The story of the appellant impresses us as being obviously untrue. The motive for the commission of the crime was shown to be the fact that the offended party had seduced the sister of the defendants but refused to marry her. If the offended party was provided with a bolo and a heavy cane as alleged by the appellant, it seems most improbable that he would stoop down to pick up a stone to throw at the appellant. Although the appellant received a bruise on the arm, and claims that he was struck by the offended party with a cane, no cane was found at the place where the incident occurred. Likewise improbable seems the testimony of the appellant that he took possession of and carried home the bolo of the offended party. Two bolos were found in the house of the appellant, the longer of which he admittedly made use of in wounding the offended party; the shorter one was claimed by the appellant to be the bolo of the offended party. The offended party testified that he was unarmed, and that he parried the blows with arms. This testimony of the offended party seems to be corroborated by the wounds he received on the arms and the fact that the appellant was not scratched. The offended party identified the smaller bolo, Exhibit B, as the bolo used by appellant's brother.

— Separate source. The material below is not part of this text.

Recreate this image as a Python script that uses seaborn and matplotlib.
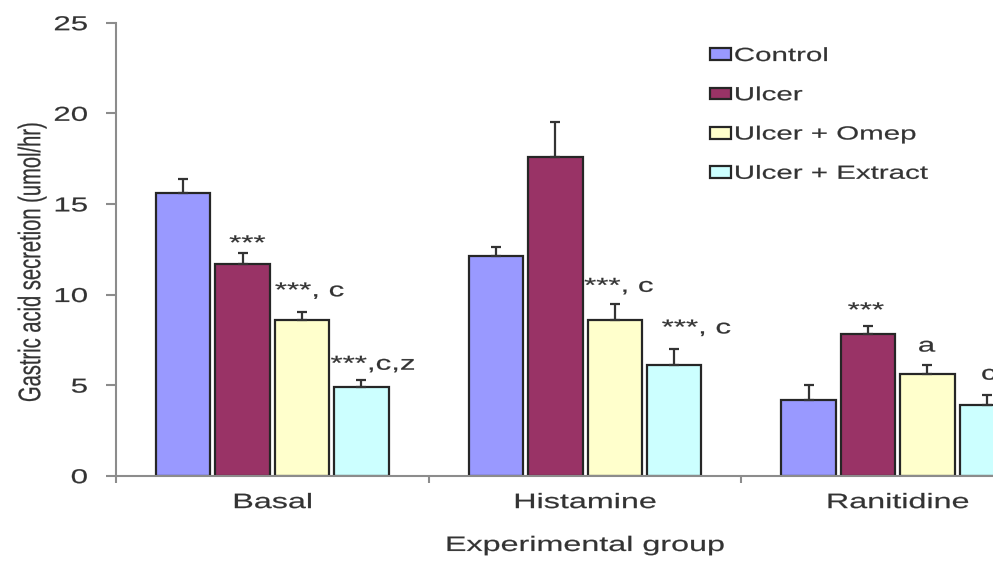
import numpy as np
import pandas as pd
import matplotlib
matplotlib.use("Agg")
import matplotlib.pyplot as plt
import seaborn as sns
from matplotlib.patheffects import AbstractPathEffect
from matplotlib.transforms import Affine2D
from matplotlib.ticker import FixedLocator

# ---- data -------------------------------------------------------------
groups = ["Basal", "Histamine", "Ranitidine"]
treatments = ["Control", "Ulcer", "Ulcer + Omep", "Ulcer + Extract"]

control = [15.6, 12.1, 4.2]
ulcer = [11.7, 17.6, 7.8]
omep = [8.6, 8.6, 5.6]
extract = [4.9, 6.1, 3.9]

control_err = [0.8, 0.5, 0.8]
ulcer_err = [0.6, 1.9, 0.45]
omep_err = [0.45, 0.85, 0.5]
extract_err = [0.4, 0.9, 0.55]

# significance marks: (group index, treatment index, text)
marks = [
    (0, 1, "***"),
    (0, 2, "***, c"),
    (0, 3, "***,c,z"),
    (1, 2, "***, c"),
    (1, 3, "***, c"),
    (2, 1, "***"),
    (2, 2, "a"),
    (2, 3, "c"),
]
# placement of each mark (x in data units, baseline y, alignment)
mark_pos = [
    (-0.080, 12.5, "center"),
    (0.008, 9.9, "left"),
    (0.186, 5.85, "left"),
    (0.997, 10.15, "left"),
    (1.245, 7.85, "left"),
    (1.898, 8.8, "center"),
    (2.092, 6.85, "center"),
    (2.266, 5.3, "left"),
]

colors = ["#9999FF", "#993366", "#FFFFCC", "#CCFFFF"]
TEXT = "#333333"
AXIS = "#8c8c8c"
WIDE = 1.55


class Widen(AbstractPathEffect):
    """Draw glyphs stretched along one local axis (wide lettering),
    with a thin outline of the same colour to give them more weight."""

    def __init__(self, factor=WIDE, anchor="center", axis="x", weight=0.15):
        super().__init__()
        self.factor = factor
        self.anchor = anchor
        self.axis = axis
        self.weight = weight

    def draw_path(self, renderer, gc, tpath, affine, rgbFace=None):
        v = tpath.vertices
        if len(v) == 0:
            return
        col = 0 if self.axis == "x" else 1
        lo, hi = v[:, col].min(), v[:, col].max()
        c = {"zero": 0.0, "min": lo, "max": hi, "center": (lo + hi) / 2}[self.anchor]
        if self.axis == "x":
            pre = Affine2D().translate(-c, 0).scale(self.factor, 1).translate(c, 0)
        else:
            pre = Affine2D().translate(0, -c).scale(1, self.factor).translate(0, c)
        gc0 = renderer.new_gc()
        gc0.copy_properties(gc)
        if rgbFace is not None:
            gc0.set_foreground(rgbFace)
        gc0.set_linewidth(self.weight)
        renderer.draw_path(gc0, tpath, pre + affine, rgbFace)
        gc0.restore()


sns.set_theme(style="white")
plt.rcParams["font.family"] = ["Liberation Sans", "DejaVu Sans"]

df = pd.DataFrame({
    "group": np.repeat(groups, len(treatments)),
    "treatment": treatments * len(groups),
    "value": np.array([control, ulcer, omep, extract]).T.ravel(),
})
errs = {
    "Control": control_err,
    "Ulcer": ulcer_err,
    "Ulcer + Omep": omep_err,
    "Ulcer + Extract": extract_err,
}

fig = plt.figure(figsize=(9.93, 5.61), dpi=100)
ax = fig.add_axes([116 / 993, (561 - 475.7) / 561, 877 / 993, 453 / 561])

sns.barplot(
    data=df, x="group", y="value", hue="treatment",
    order=groups, hue_order=treatments, palette=colors,
    width=0.76, gap=0.084, errorbar=None,
    edgecolor="#262626", linewidth=1.6, saturation=1, legend=False, ax=ax,
)

bar_sets = list(ax.containers)[:len(treatments)]

# upper-only error bars on top of each bar
for name, cont in zip(treatments, bar_sets):
    xs = [p.get_x() + p.get_width() / 2 for p in cont.patches]
    hs = [p.get_height() for p in cont.patches]
    e = errs[name]
    ax.errorbar(xs, hs, yerr=[np.zeros(len(e)), e], fmt="none",
                ecolor="#333333", elinewidth=1.6, capsize=3.3, capthick=1.6,
                zorder=1)

# significance letters
for (gi, ti, txt), (mx, my, ha) in zip(marks, mark_pos):
    anchor = "zero" if ha == "left" else "center"
    ax.text(mx, my, txt, ha=ha, va="baseline", fontsize=14.5, color=TEXT,
            path_effects=[Widen(anchor=anchor)], clip_on=False)

# axes, ticks and labels
ax.set_xlim(-0.5, -0.5 + 877 / 312.7)
ax.set_ylim(0, 25)
ax.set_yticks([0, 5, 10, 15, 20, 25])
ax.xaxis.set_minor_locator(FixedLocator([-0.5, 0.5, 1.5, 2.5]))
ax.tick_params(axis="x", which="major", length=0, pad=12.5,
               labelsize=15, labelcolor=TEXT)
ax.tick_params(axis="x", which="minor", length=5, width=1.5,
               color=AXIS, direction="out", bottom=True)
ax.tick_params(axis="y", which="major", length=7, width=1.5, color=AXIS,
               direction="out", left=True, pad=13.5, labelsize=14.5,
               labelcolor=TEXT)

for s in ["top", "right"]:
    ax.spines[s].set_visible(False)
for s in ["left", "bottom"]:
    ax.spines[s].set_color(AXIS)
    ax.spines[s].set_linewidth(1.5)

ax.set_xlabel("Experimental group", fontsize=15, color=TEXT,
              path_effects=[Widen(anchor="center")])
ax.xaxis.set_label_coords((585 - 116) / 877, -0.133)
ax.xaxis.label.set_va("top")

ax.set_ylabel("Gastric acid secretion (umol/hr)", fontsize=14.5, color=TEXT,
              path_effects=[Widen(anchor="min", axis="y")])
ax.yaxis.set_label_coords((46.5 - 116) / 877, 0.472)

for lab in ax.get_xticklabels():
    lab.set_path_effects([Widen(anchor="center")])
for lab in ax.get_yticklabels():
    lab.set_path_effects([Widen(anchor="max")])

leg = ax.legend(
    bar_sets, treatments, loc="upper left",
    bbox_to_anchor=(710 / 993, 1 - 48 / 561), bbox_transform=fig.transFigure,
    frameon=False, fontsize=13.7, handlelength=1.09, handleheight=0.58,
    handletextpad=0.16, labelspacing=1.17, borderpad=0, borderaxespad=0,
)
for t in leg.get_texts():
    t.set_color(TEXT)
    t.set_path_effects([Widen(anchor="zero")])

fig.savefig("out.png", dpi=100)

The trial judge found that the qualifying circumstance of treachery was not duly proved, and in this we concur, because it does not clearly appear that the offended party was suddenly attacked from behind without any warning. Taking into consideration the number and seriousness of the wounds inflicted upon the offended party, we agree with the lower court that it was clearly the intention of the appellant to take the life of the offended party. In view of the circumstances of the case, we increase the minimum sentence to be served by the appellant from two to four years of prision correccional. As thus modified, the decision appealed from is affirmed, with the costs against the appellant.

Avanceña, C.J., Abad Santos, Hull, and Recto, JJ., concur.